Search code examples
pcre

Regexp to match options which are delimited by spaces and also have spaces in their content


I am parsing a Wordpress shortcode and want to use PCRE mainly with a view to finally getting my head around it.

The following shortcode is one I wish to parse:

[testing att1='hello' att2='hello again' att3='£100']

My current regexp is:

\s?([a-z0-9_]*='[[:graph:]\£]*')\s?

This matches att1 and att3 but not att2 due to the fact that it has whitespace in it. However when I amend my regexp to:

\s?([a-z0-9_]*='[[:graph:]\s\£]*')\s?   --- note the '\s' after [:graph:]

It matches from 'att1' to 'att3' in its entirety i.e. att1='hello' att2='hello again' att3='£100'. How do I match att2 to include the whitespace and also preserve the fact that whitespace is a delimeter.

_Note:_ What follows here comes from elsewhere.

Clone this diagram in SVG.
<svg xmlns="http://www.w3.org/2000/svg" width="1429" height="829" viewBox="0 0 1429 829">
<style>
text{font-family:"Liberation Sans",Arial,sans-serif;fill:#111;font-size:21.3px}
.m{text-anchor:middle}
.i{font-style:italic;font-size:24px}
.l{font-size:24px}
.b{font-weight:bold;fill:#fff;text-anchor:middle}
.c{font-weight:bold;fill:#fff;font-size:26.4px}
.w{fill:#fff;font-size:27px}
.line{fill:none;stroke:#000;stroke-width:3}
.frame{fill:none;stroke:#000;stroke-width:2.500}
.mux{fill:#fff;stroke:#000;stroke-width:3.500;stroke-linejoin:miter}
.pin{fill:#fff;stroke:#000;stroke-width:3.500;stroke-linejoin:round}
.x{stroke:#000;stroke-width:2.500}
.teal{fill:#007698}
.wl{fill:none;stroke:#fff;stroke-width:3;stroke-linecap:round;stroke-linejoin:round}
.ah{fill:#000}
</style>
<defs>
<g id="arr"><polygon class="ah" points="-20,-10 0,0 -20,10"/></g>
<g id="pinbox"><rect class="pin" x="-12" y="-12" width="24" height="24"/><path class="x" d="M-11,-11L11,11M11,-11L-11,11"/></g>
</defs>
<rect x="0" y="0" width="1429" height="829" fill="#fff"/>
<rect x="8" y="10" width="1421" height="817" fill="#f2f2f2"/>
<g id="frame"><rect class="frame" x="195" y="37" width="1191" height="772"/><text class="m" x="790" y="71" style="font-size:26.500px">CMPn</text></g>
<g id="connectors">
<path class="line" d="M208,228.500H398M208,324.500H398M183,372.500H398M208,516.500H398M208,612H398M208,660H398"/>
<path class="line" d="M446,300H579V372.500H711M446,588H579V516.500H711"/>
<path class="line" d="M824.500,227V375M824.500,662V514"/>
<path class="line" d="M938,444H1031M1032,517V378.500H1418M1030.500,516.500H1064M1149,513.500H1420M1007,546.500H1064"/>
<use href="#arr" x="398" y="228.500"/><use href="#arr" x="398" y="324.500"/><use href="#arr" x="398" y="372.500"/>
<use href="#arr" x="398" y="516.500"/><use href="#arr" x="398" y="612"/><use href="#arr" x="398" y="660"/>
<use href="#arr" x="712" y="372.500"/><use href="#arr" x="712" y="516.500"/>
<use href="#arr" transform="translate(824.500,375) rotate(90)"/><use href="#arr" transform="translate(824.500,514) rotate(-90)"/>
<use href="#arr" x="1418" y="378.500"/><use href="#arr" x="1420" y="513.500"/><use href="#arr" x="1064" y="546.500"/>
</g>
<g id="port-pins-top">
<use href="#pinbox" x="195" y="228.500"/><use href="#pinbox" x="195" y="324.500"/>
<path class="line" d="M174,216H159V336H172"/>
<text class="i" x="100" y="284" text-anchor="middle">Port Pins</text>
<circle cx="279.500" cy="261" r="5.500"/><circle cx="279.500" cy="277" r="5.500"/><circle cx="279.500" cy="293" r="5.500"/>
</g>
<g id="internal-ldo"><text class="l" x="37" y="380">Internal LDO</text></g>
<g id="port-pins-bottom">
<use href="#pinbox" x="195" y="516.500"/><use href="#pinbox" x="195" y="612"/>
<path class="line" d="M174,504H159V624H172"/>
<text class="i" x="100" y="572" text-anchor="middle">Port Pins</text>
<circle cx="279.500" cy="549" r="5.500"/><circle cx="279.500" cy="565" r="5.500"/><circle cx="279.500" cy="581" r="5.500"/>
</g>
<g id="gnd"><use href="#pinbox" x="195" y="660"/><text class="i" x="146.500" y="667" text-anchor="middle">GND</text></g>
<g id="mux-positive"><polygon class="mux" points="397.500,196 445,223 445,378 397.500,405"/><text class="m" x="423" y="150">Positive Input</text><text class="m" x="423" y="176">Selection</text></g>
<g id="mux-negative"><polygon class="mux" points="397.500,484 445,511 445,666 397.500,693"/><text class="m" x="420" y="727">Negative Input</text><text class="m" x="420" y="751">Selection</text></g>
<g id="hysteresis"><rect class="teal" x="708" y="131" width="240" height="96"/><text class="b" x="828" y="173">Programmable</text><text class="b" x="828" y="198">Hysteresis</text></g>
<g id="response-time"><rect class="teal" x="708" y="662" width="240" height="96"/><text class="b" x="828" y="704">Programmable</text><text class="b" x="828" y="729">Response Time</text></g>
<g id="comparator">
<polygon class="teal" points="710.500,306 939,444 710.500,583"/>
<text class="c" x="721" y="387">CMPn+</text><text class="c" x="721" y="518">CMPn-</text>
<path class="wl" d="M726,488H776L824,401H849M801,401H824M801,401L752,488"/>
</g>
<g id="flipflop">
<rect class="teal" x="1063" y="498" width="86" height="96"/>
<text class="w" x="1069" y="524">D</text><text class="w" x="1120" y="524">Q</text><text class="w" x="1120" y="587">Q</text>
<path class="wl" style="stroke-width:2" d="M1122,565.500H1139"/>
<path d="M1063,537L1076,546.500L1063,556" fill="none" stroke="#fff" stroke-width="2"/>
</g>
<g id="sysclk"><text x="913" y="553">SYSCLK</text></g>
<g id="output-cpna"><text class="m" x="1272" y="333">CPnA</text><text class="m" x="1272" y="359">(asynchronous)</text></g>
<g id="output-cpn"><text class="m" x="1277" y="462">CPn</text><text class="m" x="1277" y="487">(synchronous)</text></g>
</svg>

I think my issue is how I am stating how the group is terminated but unsure!


Solution

  • If you want to match attributes with single-quoted arguments you can use

    \w+='[^']*'
    

    See the regex demo. Details:

    • \w+ - one or more letters, digits or underscores
    • =' - a =' string
    • [^']* - zero or more chars other than '
    • ' - a ' char.